The government needs to repay about 730 billion rupees in the coming fiscal year, compared with 1.12 trillion rupees in the 12 months ending March, according to budget documents.

“There is inherent buoyancy in the economy, which will lead to higher tax collections and lesser dependence on borrowings,” Madan Sabnavis, an economist at Mumbai-based CARE Ratings, said in an interview on Feb. 22.

The rupee has retreated 1.7 percent this year on concern an 11 percent surge in crude-oil prices in New York will raise the government’s subsidy burden. The currency dropped 0.7 percent to 45.48 per dollar yesterday, according to data compiled by Bloomberg.

The government compensates oil companies for selling cooking gas, kerosene and diesel at lower-than-market prices to shield 66 percent of the nation’s 1.2 billion people who live on less than $2 a day from spiraling prices. Subsidies account for about 10 percent of India’s budget.
‘Bearish on Borrowings’

“I am bearish on borrowings for the next year,” Shubhada Rao, chief economist at Mumbai-based Yes Bank Ltd., said in an interview on Feb. 22. “Tax revenues may not be as buoyant as they are this year and subsidies will be higher on oil prices.” She forecasts gross borrowings will be 4.9 trillion rupees in the next financial year.

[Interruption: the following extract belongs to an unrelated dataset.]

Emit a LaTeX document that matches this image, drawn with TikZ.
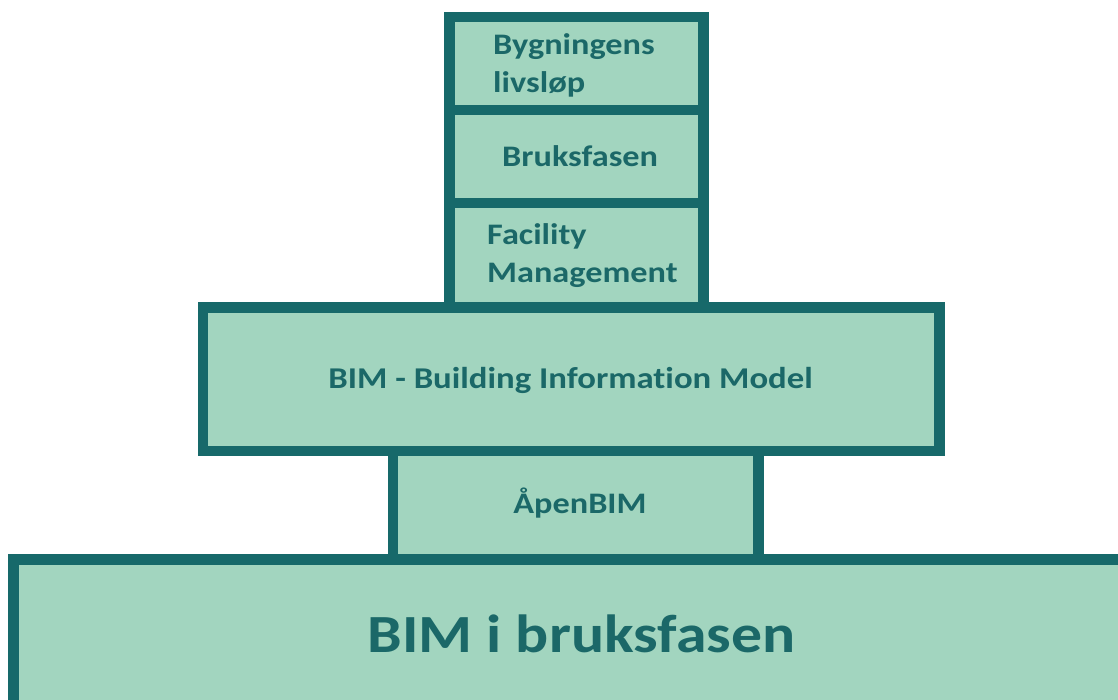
\documentclass[tikz,border=0pt]{standalone}
\usepackage{fontspec}
\setmainfont[FakeStretch=1.15, Ligatures=NoCommon]{Carlito}
\definecolor{tealline}{HTML}{17696A}
\definecolor{mintfill}{HTML}{A2D5BF}
\definecolor{tealtext}{HTML}{1B6868}
\begin{document}
\begin{tikzpicture}[x=1pt,y=-1pt,
  tier/.style={draw=tealline, fill=mintfill, line width=10.5pt, rectangle,
               inner sep=0pt, outer sep=0pt},
  tiertext/.style={text=tealtext, inner sep=0pt,
               font=\bfseries\fontsize{29.8}{36}\selectfont},
  midtext/.style={tiertext, font=\bfseries\fontsize{30.2}{38}\selectfont},
  basetext/.style={tiertext, font=\bfseries\fontsize{53.7}{64}\selectfont},
]
\useasboundingbox (0,0) rectangle (1118,700);
\clip (0,0) rectangle (1118,700);

% stacked tiers, from the base upwards
\node[tier, minimum width=1109.5pt, minimum height=150.5pt] (base) at (568.25,634.75) {};
\node[tier, minimum width=365.5pt,  minimum height=108.5pt] (open) at (575.75,505.25) {};
\node[tier, minimum width=736.5pt,  minimum height=143.5pt] (bim)  at (571.25,379.25) {};
\node[tier, minimum width=254pt,    minimum height=104.5pt] (fm)   at (576.5,255.25) {};
\node[tier, minimum width=254pt,    minimum height=93pt]    (use)  at (576.5,156.5) {};
\node[tier, minimum width=254pt,    minimum height=93pt]    (life) at (576.5,63.5) {};

% labels
\node[tiertext, anchor=base west] (lifeA) at (493,55) {Bygningens};
\node[tiertext, anchor=base west] (lifeB) at (493,93) {livsløp};
\node[tiertext, anchor=base west] (useA)  at (502,167) {Bruksfasen};
\node[tiertext, anchor=base west] (fmA)   at (487,245) {Facility};
\node[tiertext, anchor=base west] (fmB)   at (487,283) {Management};
\node[midtext,  anchor=base] (bimA)  at (570.5,388) {BIM - Building Information Model};
\node[tiertext, anchor=base] (openA) at (580,513) {ÅpenBIM};
\node[basetext, anchor=base] (baseA) at (581.5,652) {BIM i bruksfasen};
\end{tikzpicture}
\end{document}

The cost of protecting the debt of government-owned State Bank of India, which some investors perceive as a proxy for the nation, is little changed this month at 189 basis points, according to CMA prices.

Credit-default swaps pay the buyer face value in exchange for the underlying securities or the cash equivalent should a government or company fail to adhere to its debt agreements. A basis point equals $1,000 annually on a contract protecting $10 million of debt.

“India’s approach on deficit reduction will be gradual,” Rajeev Malik, a Singapore-based senior economist at CLSA Asia- Pacific Markets, said in an interview yesterday. “The bond market is unlikely to react negatively to the budget.”